» **Data extract**
■ ■ ■ ■ ■ ■ ■
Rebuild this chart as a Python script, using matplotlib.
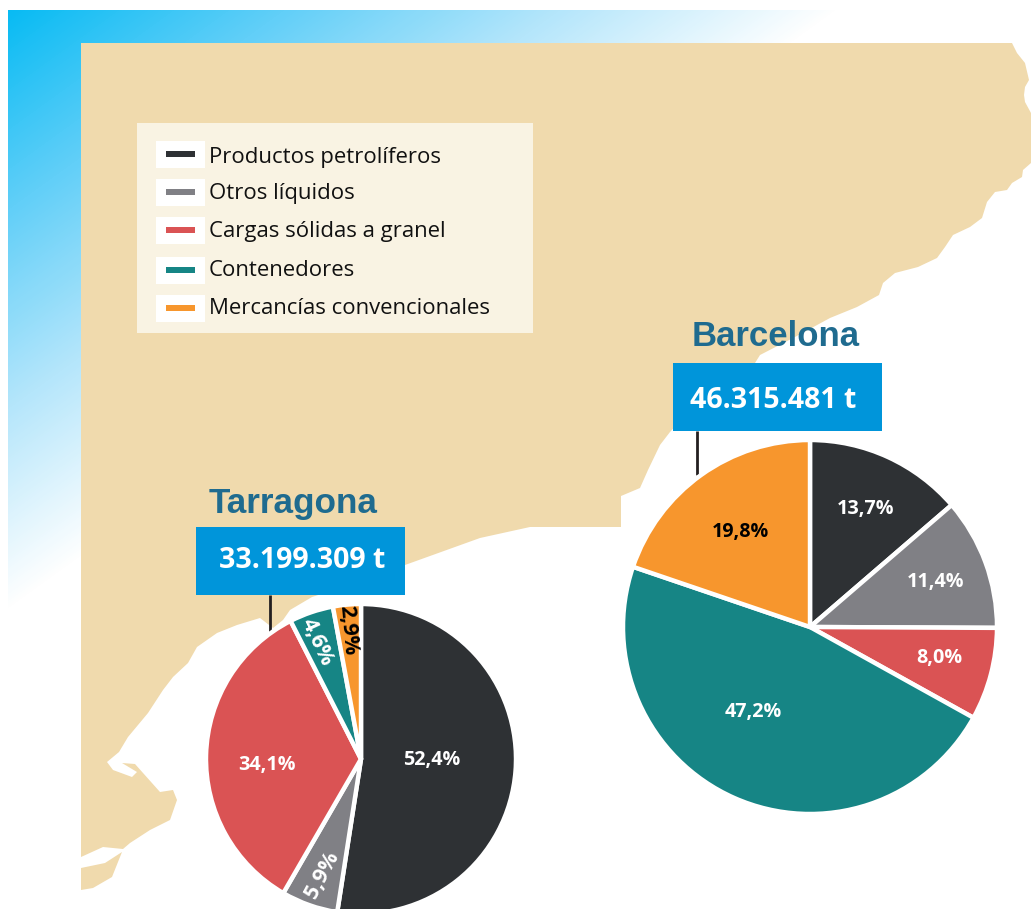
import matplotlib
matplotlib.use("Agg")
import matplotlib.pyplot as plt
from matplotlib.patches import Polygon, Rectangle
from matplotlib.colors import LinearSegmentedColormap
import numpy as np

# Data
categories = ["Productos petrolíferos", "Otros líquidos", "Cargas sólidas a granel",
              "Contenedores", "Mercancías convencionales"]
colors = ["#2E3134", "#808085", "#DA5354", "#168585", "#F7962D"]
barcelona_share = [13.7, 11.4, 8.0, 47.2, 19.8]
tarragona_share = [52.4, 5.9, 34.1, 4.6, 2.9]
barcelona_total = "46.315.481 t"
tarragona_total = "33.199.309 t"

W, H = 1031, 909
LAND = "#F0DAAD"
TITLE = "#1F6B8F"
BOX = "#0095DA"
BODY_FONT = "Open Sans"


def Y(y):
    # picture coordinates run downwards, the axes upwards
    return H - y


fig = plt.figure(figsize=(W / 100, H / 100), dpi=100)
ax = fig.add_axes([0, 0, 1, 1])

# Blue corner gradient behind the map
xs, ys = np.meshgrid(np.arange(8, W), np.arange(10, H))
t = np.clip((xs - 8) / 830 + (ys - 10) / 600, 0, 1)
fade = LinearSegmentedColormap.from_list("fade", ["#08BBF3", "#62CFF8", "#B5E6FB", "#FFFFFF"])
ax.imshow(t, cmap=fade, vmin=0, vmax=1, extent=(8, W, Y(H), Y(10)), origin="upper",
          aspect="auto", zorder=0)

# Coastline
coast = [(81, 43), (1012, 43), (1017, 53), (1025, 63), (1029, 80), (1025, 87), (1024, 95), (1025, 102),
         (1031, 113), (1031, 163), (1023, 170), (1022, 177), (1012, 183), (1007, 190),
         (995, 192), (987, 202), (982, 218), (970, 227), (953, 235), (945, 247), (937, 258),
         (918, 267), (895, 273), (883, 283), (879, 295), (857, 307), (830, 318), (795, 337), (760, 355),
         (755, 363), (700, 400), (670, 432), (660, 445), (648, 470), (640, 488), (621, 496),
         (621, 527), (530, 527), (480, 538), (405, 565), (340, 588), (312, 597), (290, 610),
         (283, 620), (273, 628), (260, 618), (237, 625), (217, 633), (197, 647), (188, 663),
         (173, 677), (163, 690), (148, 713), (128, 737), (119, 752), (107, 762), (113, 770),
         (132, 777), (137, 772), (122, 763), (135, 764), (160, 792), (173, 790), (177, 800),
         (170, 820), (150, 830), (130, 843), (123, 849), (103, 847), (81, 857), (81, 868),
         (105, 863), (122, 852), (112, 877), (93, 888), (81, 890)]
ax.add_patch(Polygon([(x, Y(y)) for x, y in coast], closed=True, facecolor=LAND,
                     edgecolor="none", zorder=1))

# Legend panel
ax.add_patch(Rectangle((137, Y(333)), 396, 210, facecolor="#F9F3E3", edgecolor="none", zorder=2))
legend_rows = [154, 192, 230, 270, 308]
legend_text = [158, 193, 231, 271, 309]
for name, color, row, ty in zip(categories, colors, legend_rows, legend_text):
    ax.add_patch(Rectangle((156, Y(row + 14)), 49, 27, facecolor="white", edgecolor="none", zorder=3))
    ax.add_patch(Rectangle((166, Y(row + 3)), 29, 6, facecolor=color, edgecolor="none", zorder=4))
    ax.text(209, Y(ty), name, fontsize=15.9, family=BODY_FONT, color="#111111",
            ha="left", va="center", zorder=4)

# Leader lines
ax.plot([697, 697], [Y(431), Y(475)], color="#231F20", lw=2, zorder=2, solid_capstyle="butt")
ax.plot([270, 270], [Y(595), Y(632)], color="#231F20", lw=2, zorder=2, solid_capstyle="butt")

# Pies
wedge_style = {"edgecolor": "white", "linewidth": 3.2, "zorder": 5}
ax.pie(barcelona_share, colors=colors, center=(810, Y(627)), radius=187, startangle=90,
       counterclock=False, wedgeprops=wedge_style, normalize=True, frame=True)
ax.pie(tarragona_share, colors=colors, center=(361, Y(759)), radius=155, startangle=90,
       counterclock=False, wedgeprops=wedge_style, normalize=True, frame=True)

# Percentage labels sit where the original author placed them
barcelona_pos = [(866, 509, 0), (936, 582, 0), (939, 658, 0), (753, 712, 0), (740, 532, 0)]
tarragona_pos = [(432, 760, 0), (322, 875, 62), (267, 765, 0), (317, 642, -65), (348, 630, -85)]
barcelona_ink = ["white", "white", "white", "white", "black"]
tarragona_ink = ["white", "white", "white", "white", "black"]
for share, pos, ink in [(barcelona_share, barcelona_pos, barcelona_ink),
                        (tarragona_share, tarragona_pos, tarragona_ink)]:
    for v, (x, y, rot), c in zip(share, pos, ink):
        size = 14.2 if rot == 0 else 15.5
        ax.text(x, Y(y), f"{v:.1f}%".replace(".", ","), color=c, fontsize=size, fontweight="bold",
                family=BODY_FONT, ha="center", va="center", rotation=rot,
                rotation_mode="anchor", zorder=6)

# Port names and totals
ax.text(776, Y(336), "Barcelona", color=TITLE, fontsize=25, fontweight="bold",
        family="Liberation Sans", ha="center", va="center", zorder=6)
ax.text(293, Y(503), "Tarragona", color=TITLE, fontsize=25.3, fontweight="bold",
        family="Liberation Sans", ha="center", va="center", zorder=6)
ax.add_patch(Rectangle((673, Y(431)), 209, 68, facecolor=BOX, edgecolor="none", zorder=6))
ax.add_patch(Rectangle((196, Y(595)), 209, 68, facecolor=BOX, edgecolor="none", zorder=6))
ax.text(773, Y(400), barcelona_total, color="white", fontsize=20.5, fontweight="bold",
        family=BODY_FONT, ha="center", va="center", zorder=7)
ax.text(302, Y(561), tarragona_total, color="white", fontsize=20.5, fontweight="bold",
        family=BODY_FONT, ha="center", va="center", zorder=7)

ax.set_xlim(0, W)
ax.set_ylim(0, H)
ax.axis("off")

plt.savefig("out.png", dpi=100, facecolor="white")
■ ■ ■ ■ ■ ■ ■
» **Aim**
Repeat the lines exactly as they stand, from the opening line of the data through the line with "import numpy as np". Pictures stay out of the copy.

» **Output**
Rebuild this chart as a Python script, using matplotlib.
import matplotlib
matplotlib.use("Agg")
import matplotlib.pyplot as plt
from matplotlib.patches import Polygon, Rectangle
from matplotlib.colors import LinearSegmentedColormap
import numpy as np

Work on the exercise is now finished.